**EXERCISE OBJECTIVE:** Pull every line containing "this" out of the material below.

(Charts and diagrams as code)
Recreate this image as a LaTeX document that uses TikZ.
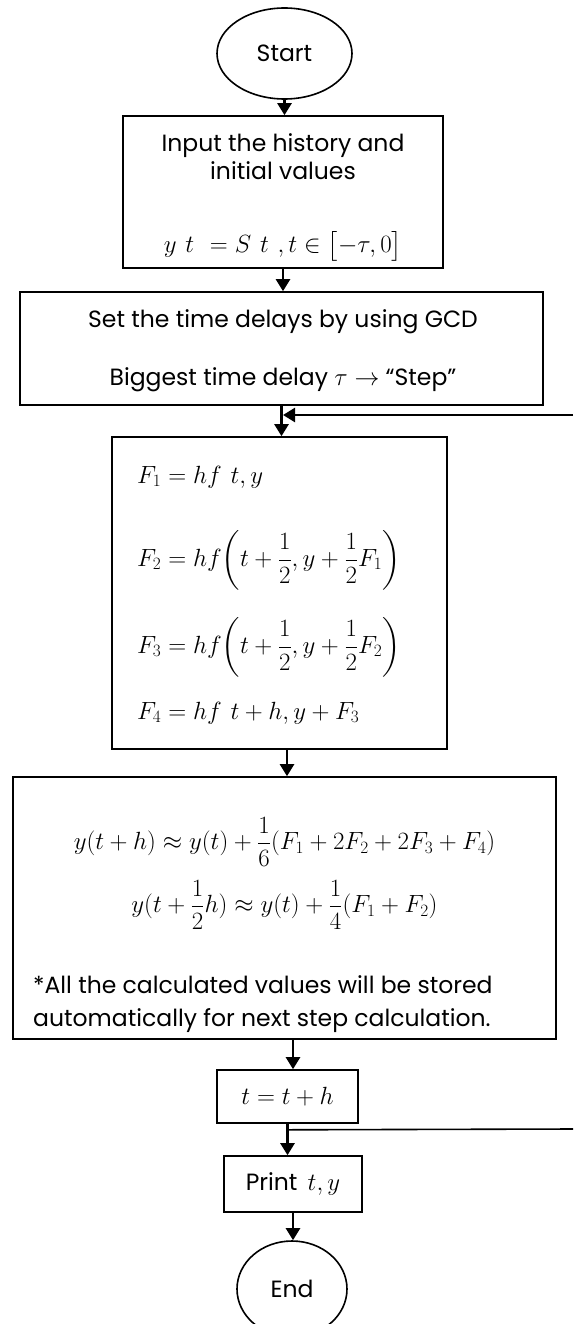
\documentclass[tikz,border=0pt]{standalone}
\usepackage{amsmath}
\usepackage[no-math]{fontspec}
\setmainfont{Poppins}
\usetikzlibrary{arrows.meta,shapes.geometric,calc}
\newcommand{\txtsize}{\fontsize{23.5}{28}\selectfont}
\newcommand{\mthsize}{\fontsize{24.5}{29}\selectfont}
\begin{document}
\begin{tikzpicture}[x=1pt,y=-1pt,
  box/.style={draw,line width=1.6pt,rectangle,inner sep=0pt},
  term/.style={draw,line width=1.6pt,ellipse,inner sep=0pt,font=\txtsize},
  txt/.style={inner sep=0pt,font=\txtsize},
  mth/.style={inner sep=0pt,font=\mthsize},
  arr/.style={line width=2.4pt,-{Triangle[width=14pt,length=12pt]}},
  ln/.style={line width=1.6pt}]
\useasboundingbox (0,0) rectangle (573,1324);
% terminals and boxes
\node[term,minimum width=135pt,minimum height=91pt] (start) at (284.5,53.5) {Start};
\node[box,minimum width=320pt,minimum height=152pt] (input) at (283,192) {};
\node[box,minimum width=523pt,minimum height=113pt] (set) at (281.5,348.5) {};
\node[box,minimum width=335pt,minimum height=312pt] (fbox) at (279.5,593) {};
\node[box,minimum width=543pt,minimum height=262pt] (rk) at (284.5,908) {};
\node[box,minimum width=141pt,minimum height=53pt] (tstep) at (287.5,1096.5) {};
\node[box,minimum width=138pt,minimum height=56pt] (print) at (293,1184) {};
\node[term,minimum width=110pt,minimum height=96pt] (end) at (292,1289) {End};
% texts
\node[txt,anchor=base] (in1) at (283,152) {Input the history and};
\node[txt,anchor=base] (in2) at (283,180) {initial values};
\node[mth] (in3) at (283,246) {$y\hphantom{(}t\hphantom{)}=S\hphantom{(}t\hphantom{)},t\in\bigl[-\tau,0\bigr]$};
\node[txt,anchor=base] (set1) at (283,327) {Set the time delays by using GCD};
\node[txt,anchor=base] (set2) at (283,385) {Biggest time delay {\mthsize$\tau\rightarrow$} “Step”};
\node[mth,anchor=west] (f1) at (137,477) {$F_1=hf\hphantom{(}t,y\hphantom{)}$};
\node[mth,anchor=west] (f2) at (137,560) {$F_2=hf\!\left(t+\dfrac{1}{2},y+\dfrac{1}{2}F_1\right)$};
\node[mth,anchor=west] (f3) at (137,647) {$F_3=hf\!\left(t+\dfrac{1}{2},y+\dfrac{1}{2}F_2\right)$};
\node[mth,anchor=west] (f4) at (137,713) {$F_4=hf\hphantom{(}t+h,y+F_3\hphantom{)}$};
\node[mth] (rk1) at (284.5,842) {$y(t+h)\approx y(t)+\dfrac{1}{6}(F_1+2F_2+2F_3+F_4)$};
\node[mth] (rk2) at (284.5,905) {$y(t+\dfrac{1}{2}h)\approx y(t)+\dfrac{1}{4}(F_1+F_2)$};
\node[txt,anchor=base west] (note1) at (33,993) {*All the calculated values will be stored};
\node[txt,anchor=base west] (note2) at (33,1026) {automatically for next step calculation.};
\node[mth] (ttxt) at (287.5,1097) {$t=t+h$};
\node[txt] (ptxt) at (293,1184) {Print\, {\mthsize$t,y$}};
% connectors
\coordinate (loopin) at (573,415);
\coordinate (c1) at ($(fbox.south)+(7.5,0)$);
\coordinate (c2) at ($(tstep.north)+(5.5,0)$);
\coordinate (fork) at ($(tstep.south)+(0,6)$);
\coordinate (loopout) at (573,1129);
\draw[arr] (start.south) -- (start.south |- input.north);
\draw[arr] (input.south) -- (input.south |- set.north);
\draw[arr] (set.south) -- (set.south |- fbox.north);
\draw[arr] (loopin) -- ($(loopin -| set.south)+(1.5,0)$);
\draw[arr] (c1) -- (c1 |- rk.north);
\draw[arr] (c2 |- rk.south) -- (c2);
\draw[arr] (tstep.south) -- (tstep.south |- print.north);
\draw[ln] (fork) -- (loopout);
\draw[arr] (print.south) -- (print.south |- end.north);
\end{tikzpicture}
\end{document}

...

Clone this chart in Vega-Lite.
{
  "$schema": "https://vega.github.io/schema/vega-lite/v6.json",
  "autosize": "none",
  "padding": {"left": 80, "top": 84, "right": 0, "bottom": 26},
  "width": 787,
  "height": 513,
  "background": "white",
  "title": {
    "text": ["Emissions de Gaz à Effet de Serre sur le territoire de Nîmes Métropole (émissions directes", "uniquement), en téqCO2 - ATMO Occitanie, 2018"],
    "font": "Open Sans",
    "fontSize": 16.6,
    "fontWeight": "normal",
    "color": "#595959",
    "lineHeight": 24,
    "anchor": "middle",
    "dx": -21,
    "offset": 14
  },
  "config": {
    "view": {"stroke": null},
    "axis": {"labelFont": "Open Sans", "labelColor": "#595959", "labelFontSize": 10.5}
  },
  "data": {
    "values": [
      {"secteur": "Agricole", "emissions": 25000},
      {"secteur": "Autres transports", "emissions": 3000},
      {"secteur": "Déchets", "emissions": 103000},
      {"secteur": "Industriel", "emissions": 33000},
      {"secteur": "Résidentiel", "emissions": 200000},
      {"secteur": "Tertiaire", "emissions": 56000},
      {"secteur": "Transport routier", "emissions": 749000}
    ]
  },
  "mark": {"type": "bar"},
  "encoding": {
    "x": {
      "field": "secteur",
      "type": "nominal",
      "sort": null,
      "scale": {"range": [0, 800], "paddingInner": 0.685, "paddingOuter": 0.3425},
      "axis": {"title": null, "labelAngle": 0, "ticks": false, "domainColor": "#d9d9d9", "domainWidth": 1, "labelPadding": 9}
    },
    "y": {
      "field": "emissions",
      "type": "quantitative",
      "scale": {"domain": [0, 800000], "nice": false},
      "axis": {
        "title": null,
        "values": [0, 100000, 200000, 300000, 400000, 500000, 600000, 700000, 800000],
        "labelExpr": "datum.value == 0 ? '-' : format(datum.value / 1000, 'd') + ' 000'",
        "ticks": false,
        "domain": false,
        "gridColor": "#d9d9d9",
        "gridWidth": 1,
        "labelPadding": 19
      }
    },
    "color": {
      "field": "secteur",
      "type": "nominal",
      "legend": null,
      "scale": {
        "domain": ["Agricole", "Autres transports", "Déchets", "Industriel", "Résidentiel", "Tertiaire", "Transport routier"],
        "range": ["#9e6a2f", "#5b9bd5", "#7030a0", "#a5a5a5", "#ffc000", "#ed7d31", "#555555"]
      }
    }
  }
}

**ANSWER TO THE PROBLEM:**
Recreate this image as a LaTeX document that uses TikZ.
Clone this chart in Vega-Lite.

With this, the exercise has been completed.